Given a fractal set in the Euclidean space $\mathbb{R}^n$, we can study it's Hausdorff dimension.
Common examples include:
(1) The middle-thirds Cantor set in $\mathbb{R}$.
(2) The Sierpinski Gasket in $\mathbb{R}^2$.
(3) The Menger Sponge in $\mathbb{R}^3$.
Most references I find (Kenneth Falconer's book, Wikipedia, etc.) usually discuss Hausdorff Measure and Dimension in the context of Euclidean spaces.

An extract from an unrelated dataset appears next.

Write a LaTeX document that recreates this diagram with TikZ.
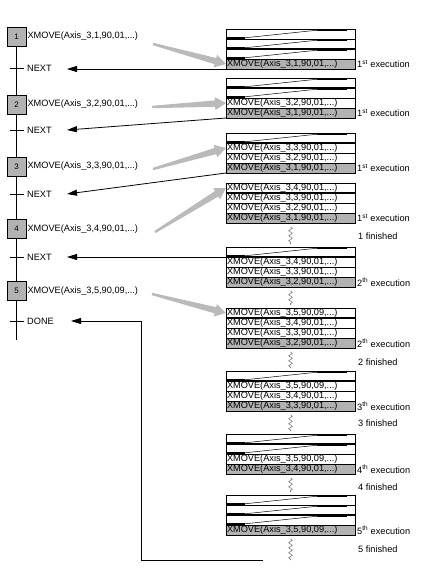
\documentclass[tikz,border=0pt]{standalone}
\usepackage{fontspec}
\setmainfont{Liberation Sans}
\usetikzlibrary{positioning,calc,arrows.meta,decorations.pathmorphing}

\definecolor{stackgray}{RGB}{178,178,178}
\definecolor{pushgray}{RGB}{186,186,186}
\newcommand{\labelfont}{\fontsize{9.2}{10}\selectfont}
\newcommand{\xmove}[1]{XMOVE(Axis\_3,#1,...)}

\newcommand{\blankrow}[1]{%
  \coordinate (bl) at ([shift={(1pt,1.2pt)}]#1.south west);
  \coordinate (br) at ([shift={(-8pt,-1.2pt)}]#1.north east);
  \draw[line width=0.5pt] (bl) -- ++(18,0) -- ([xshift=-30pt]br) -- (br);
  \draw[line width=1.4pt] (bl) -- ++(18,0) ([xshift=-30pt]br) -- (br);}

\newcommand{\stackrow}[3]{%
  \node[row, #2] (#1) {#3};
  \if\relax\detokenize{#3}\relax\blankrow{#1}\fi}

\newcommand{\stackof}[6]{%
  \stackrow{#1a}{anchor=north west, at={(226,#2)}}{#3}
  \stackrow{#1b}{below=0pt of #1a}{#4}
  \stackrow{#1c}{below=0pt of #1b}{#5}
  \stackrow{#1d}{below=0pt of #1c, fill=stackgray}{#6}}

\newcommand{\pusharrow}[2]{%
  \coordinate (pn) at ($(#2)!11pt!(#1)$);
  \fill[pushgray] ($(#1)!1.2pt!90:(#2)$) -- ($(pn)!3.2pt!90:(#2)$)
    -- ($(pn)!6.5pt!90:(#2)$) -- (#2) -- ($(pn)!6.5pt!-90:(#2)$)
    -- ($(pn)!3.2pt!-90:(#2)$) -- ($(#1)!1.2pt!-90:(#2)$) -- cycle;}

\begin{document}
\begin{tikzpicture}[x=1pt,y=-1pt,
    every node/.style={font=\labelfont},
    stepbox/.style={draw, line width=0.8pt, fill=stackgray, minimum size=19pt,
      inner sep=0pt, font=\fontsize{8}{9}\selectfont},
    lbl/.style={anchor=west, inner sep=0pt},
    row/.style={draw, line width=0.8pt, text width=127pt, inner xsep=1pt,
      inner ysep=0pt, outer sep=0pt, minimum height=10pt, text height=6.6pt,
      text depth=2pt},
    sep/.style={line width=1.5pt},
    tick/.style={line width=0.8pt},
    retarrow/.style={line width=0.8pt, -{Triangle[length=10pt,width=6pt]}},
    wiggle/.style={draw=gray, line width=0.6pt, decorate,
      decoration={zigzag, amplitude=1.8pt, segment length=5pt}}]
  \useasboundingbox (0,0) rectangle (440,568);

  \coordinate (t1) at (16.5,68);
  \coordinate (t2) at (16.5,130);
  \coordinate (t3) at (16.5,194);
  \coordinate (t4) at (16.5,257);
  \coordinate (t5) at (16.5,321);
  \coordinate (lend) at (16.5,340);
  \coordinate (k1) at (67,69);
  \coordinate (k2) at (67,130);
  \coordinate (k3) at (67,194);
  \coordinate (k4) at (67,257);
  \coordinate (k5) at (71,321);
  \coordinate (d0) at (263,560);
  \coordinate (dc) at (141,560);
  \coordinate (g1) at (153,44);
  \coordinate (g2) at (152,107);
  \coordinate (g3) at (153,169);
  \coordinate (g4) at (155,232);
  \coordinate (g5) at (152,294);

  \node[stepbox] (s1) at (16.5,36.5) {1};
  \node[stepbox] (s2) at (16.5,104.5) {2};
  \node[stepbox] (s3) at (16.5,166.5) {3};
  \node[stepbox] (s4) at (16.5,229) {4};
  \node[stepbox] (s5) at (16.5,291) {5};
  \draw[line width=0.8pt] (s1) -- (s2) -- (s3) -- (s4) -- (s5) -- (lend);
  \foreach \tn in {1,...,5} {\draw[tick] ([xshift=-7pt]t\tn) -- ([xshift=7pt]t\tn);}

  \node[lbl, right=1pt of s1] (x1) {\xmove{1,90,01}};
  \node[lbl, right=1pt of s2] (x2) {\xmove{2,90,01}};
  \node[lbl, right=1pt of s3] (x3) {\xmove{3,90,01}};
  \node[lbl, right=1pt of s4] (x4) {\xmove{4,90,01}};
  \node[lbl, right=1pt of s5] (x5) {\xmove{5,90,09}};
  \node[lbl] (n1) at (27,68) {NEXT};
  \node[lbl] (n2) at (27,130) {NEXT};
  \node[lbl] (n3) at (27,194) {NEXT};
  \node[lbl] (n4) at (27,257) {NEXT};
  \node[lbl] (n5) at (27,321) {DONE};

  \stackof{r1}{29}{}{}{}{\xmove{1,90,01}}
  \stackof{r2}{78}{}{}{\xmove{2,90,01}}{\xmove{1,90,01}}
  \stackof{r3}{133}{}{\xmove{3,90,01}}{\xmove{2,90,01}}{\xmove{1,90,01}}
  \stackof{r4}{183}{\xmove{4,90,01}}{\xmove{3,90,01}}{\xmove{2,90,01}}{\xmove{1,90,01}}
  \stackof{r5}{247}{}{\xmove{4,90,01}}{\xmove{3,90,01}}{\xmove{2,90,01}}
  \stackof{r6}{308}{\xmove{5,90,09}}{\xmove{4,90,01}}{\xmove{3,90,01}}{\xmove{2,90,01}}
  \stackof{r7}{371}{}{\xmove{5,90,09}}{\xmove{4,90,01}}{\xmove{3,90,01}}
  \stackof{r8}{434}{}{}{\xmove{5,90,09}}{\xmove{4,90,01}}
  \stackof{r9}{495}{}{}{}{\xmove{5,90,09}}
  \draw[sep] (r1b.south west) -- (r1b.south east);
  \foreach \sn in {2,...,8} {\draw[sep] (r\sn a.south west) -- (r\sn a.south east);}
  \draw[sep] (r9b.south west) -- (r9b.south east);

  \node[lbl, right=2pt of r1d] (e1) {1\textsuperscript{st} execution};
  \node[lbl, right=2pt of r2d] (e2) {1\textsuperscript{st} execution};
  \node[lbl, right=2pt of r3d] (e3) {1\textsuperscript{st} execution};
  \node[lbl, right=2pt of r4d] (e4) {1\textsuperscript{st} execution};
  \node[lbl, right=2pt of r5d] (e5) {2\textsuperscript{th} execution};
  \node[lbl, right=2pt of r6d] (e6) {2\textsuperscript{th} execution};
  \node[lbl, right=2pt of r7d] (e7) {3\textsuperscript{th} execution};
  \node[lbl, right=2pt of r8d] (e8) {4\textsuperscript{th} execution};
  \node[lbl, right=2pt of r9d] (e9) {5\textsuperscript{th} execution};
  \node[lbl] (f1) at (358,236) {1 finished};
  \node[lbl] (f2) at (358,362) {2 finished};
  \node[lbl] (f3) at (358,423) {3 finished};
  \node[lbl] (f4) at (358,487) {4 finished};
  \node[lbl] (f5) at (358,549) {5 finished};

  \foreach \ta/\tb in {4/5,5/6,6/7,7/8,8/9} {\draw[wiggle] ([yshift=-4pt]r\ta d.south) -- ([yshift=3pt]r\tb a.north);}
  \draw[wiggle] ([yshift=-4pt]r9d.south) -- (r9d.south |- d0);

  \pusharrow{g1}{r1d.west}
  \pusharrow{g2}{r2c.west}
  \pusharrow{g3}{r3b.west}
  \pusharrow{g4}{r4a.west}
  \pusharrow{g5}{r6a.west}

  \draw[retarrow] (r1d.south west) -- (k1);
  \draw[retarrow] (r2d.south west) -- (k2);
  \draw[retarrow] (r3d.south west) -- (k3);
  \draw[retarrow] (r5a.south west) -- (k4);
  \draw[retarrow] (d0) -- (dc) |- (k5);
\end{tikzpicture}
\end{document}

I am interested in studying fractal sets and their Hausdorff dimensions in other vector spaces. For example, how would one define Hausdorff dimension in a fruitful way over such spaces as:
(1) $C(X)$ - space of continuous functions over compact topological space $X$.
(2) $V^*(\mathbb{R})$ - dual space of all linear functionals $f:V\to \mathbb{R}$ where $V$ is some given vector space.
(3) $l^p$ - space of real-valued sequences $(x_k)_k$ such that $\Sigma_{k=1}^{\infty}|x_k|^p<\infty$.
These are just some examples that come immediately to mind.
I am mostly interested in references that pertain to $C(X)$ but anything related to Hausdorff dimension is good. Thank you.